• _REQUIRED TASK_: From the listing that follows, output everything exactly except the pictures.

• _INFORMATION PROVIDED_:
▽
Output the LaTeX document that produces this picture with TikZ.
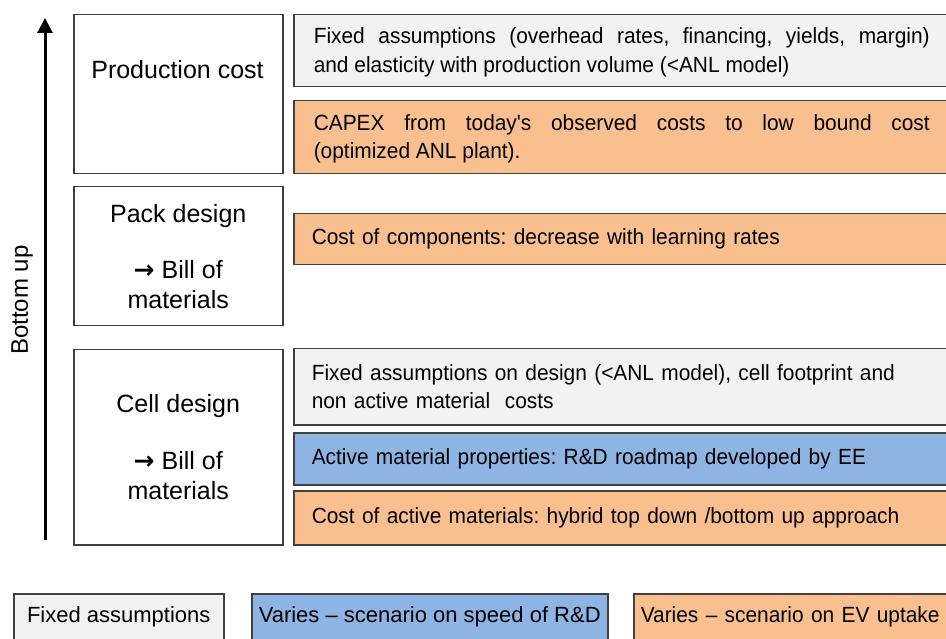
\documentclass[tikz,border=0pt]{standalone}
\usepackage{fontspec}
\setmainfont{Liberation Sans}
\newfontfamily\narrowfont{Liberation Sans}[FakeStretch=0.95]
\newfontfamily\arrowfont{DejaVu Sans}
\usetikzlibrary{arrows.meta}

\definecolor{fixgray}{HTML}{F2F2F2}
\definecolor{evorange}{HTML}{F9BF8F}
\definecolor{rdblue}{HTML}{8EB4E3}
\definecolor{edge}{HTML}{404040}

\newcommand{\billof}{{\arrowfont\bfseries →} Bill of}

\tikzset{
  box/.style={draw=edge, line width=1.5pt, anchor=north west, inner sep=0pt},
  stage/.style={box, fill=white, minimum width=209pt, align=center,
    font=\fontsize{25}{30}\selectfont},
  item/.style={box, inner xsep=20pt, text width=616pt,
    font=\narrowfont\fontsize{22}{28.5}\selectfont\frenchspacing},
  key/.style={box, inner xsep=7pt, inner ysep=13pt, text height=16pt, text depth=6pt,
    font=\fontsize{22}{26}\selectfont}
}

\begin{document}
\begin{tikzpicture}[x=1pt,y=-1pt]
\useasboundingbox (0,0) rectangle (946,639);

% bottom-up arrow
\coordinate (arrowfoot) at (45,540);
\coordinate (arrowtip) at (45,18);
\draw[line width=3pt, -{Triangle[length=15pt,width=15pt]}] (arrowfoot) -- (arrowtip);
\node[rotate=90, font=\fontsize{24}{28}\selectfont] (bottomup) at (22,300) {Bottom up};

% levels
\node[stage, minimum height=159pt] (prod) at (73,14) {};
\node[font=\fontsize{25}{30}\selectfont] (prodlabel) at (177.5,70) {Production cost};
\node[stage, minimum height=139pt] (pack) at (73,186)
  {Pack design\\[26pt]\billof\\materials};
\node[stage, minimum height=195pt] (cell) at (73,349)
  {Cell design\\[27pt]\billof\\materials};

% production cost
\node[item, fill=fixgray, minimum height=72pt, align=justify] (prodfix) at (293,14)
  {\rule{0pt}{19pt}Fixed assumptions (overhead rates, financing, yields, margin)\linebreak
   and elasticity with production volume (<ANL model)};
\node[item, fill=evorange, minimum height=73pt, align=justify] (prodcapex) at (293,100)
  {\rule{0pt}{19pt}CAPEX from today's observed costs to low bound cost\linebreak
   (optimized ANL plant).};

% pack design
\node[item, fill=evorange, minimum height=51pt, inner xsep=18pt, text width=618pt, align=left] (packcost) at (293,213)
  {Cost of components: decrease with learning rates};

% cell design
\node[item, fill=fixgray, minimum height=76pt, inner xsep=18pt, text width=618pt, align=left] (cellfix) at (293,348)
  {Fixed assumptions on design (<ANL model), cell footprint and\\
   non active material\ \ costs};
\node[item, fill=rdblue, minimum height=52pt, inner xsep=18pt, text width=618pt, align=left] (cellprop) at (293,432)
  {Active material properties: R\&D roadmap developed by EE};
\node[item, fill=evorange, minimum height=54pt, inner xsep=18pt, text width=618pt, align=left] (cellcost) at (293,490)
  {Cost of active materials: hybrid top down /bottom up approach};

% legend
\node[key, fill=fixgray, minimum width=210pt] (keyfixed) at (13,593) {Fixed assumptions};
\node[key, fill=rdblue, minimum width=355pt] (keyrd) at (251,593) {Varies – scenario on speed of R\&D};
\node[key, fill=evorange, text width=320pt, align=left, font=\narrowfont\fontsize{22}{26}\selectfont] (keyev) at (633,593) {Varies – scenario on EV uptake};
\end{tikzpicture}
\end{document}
△
• _WRITTEN SOLUTION_:
Output the LaTeX document that produces this picture with TikZ.
\documentclass[tikz,border=0pt]{standalone}
\usepackage{fontspec}
\setmainfont{Liberation Sans}
\newfontfamily\narrowfont{Liberation Sans}[FakeStretch=0.95]
\newfontfamily\arrowfont{DejaVu Sans}
\usetikzlibrary{arrows.meta}

\definecolor{fixgray}{HTML}{F2F2F2}
\definecolor{evorange}{HTML}{F9BF8F}
\definecolor{rdblue}{HTML}{8EB4E3}
\definecolor{edge}{HTML}{404040}

\newcommand{\billof}{{\arrowfont\bfseries →} Bill of}

\tikzset{
  box/.style={draw=edge, line width=1.5pt, anchor=north west, inner sep=0pt},
  stage/.style={box, fill=white, minimum width=209pt, align=center,
    font=\fontsize{25}{30}\selectfont},
  item/.style={box, inner xsep=20pt, text width=616pt,
    font=\narrowfont\fontsize{22}{28.5}\selectfont\frenchspacing},
  key/.style={box, inner xsep=7pt, inner ysep=13pt, text height=16pt, text depth=6pt,
    font=\fontsize{22}{26}\selectfont}
}

\begin{document}
\begin{tikzpicture}[x=1pt,y=-1pt]
\useasboundingbox (0,0) rectangle (946,639);

% bottom-up arrow
\coordinate (arrowfoot) at (45,540);
\coordinate (arrowtip) at (45,18);
\draw[line width=3pt, -{Triangle[length=15pt,width=15pt]}] (arrowfoot) -- (arrowtip);
\node[rotate=90, font=\fontsize{24}{28}\selectfont] (bottomup) at (22,300) {Bottom up};

% levels
\node[stage, minimum height=159pt] (prod) at (73,14) {};
\node[font=\fontsize{25}{30}\selectfont] (prodlabel) at (177.5,70) {Production cost};
\node[stage, minimum height=139pt] (pack) at (73,186)
  {Pack design\\[26pt]\billof\\materials};
\node[stage, minimum height=195pt] (cell) at (73,349)
  {Cell design\\[27pt]\billof\\materials};

% production cost
\node[item, fill=fixgray, minimum height=72pt, align=justify] (prodfix) at (293,14)
  {\rule{0pt}{19pt}Fixed assumptions (overhead rates, financing, yields, margin)\linebreak
   and elasticity with production volume (<ANL model)};
\node[item, fill=evorange, minimum height=73pt, align=justify] (prodcapex) at (293,100)
  {\rule{0pt}{19pt}CAPEX from today's observed costs to low bound cost\linebreak
   (optimized ANL plant).};

% pack design
\node[item, fill=evorange, minimum height=51pt, inner xsep=18pt, text width=618pt, align=left] (packcost) at (293,213)
  {Cost of components: decrease with learning rates};

% cell design
\node[item, fill=fixgray, minimum height=76pt, inner xsep=18pt, text width=618pt, align=left] (cellfix) at (293,348)
  {Fixed assumptions on design (<ANL model), cell footprint and\\
   non active material\ \ costs};
\node[item, fill=rdblue, minimum height=52pt, inner xsep=18pt, text width=618pt, align=left] (cellprop) at (293,432)
  {Active material properties: R\&D roadmap developed by EE};
\node[item, fill=evorange, minimum height=54pt, inner xsep=18pt, text width=618pt, align=left] (cellcost) at (293,490)
  {Cost of active materials: hybrid top down /bottom up approach};

% legend
\node[key, fill=fixgray, minimum width=210pt] (keyfixed) at (13,593) {Fixed assumptions};
\node[key, fill=rdblue, minimum width=355pt] (keyrd) at (251,593) {Varies – scenario on speed of R\&D};
\node[key, fill=evorange, text width=320pt, align=left, font=\narrowfont\fontsize{22}{26}\selectfont] (keyev) at (633,593) {Varies – scenario on EV uptake};
\end{tikzpicture}
\end{document}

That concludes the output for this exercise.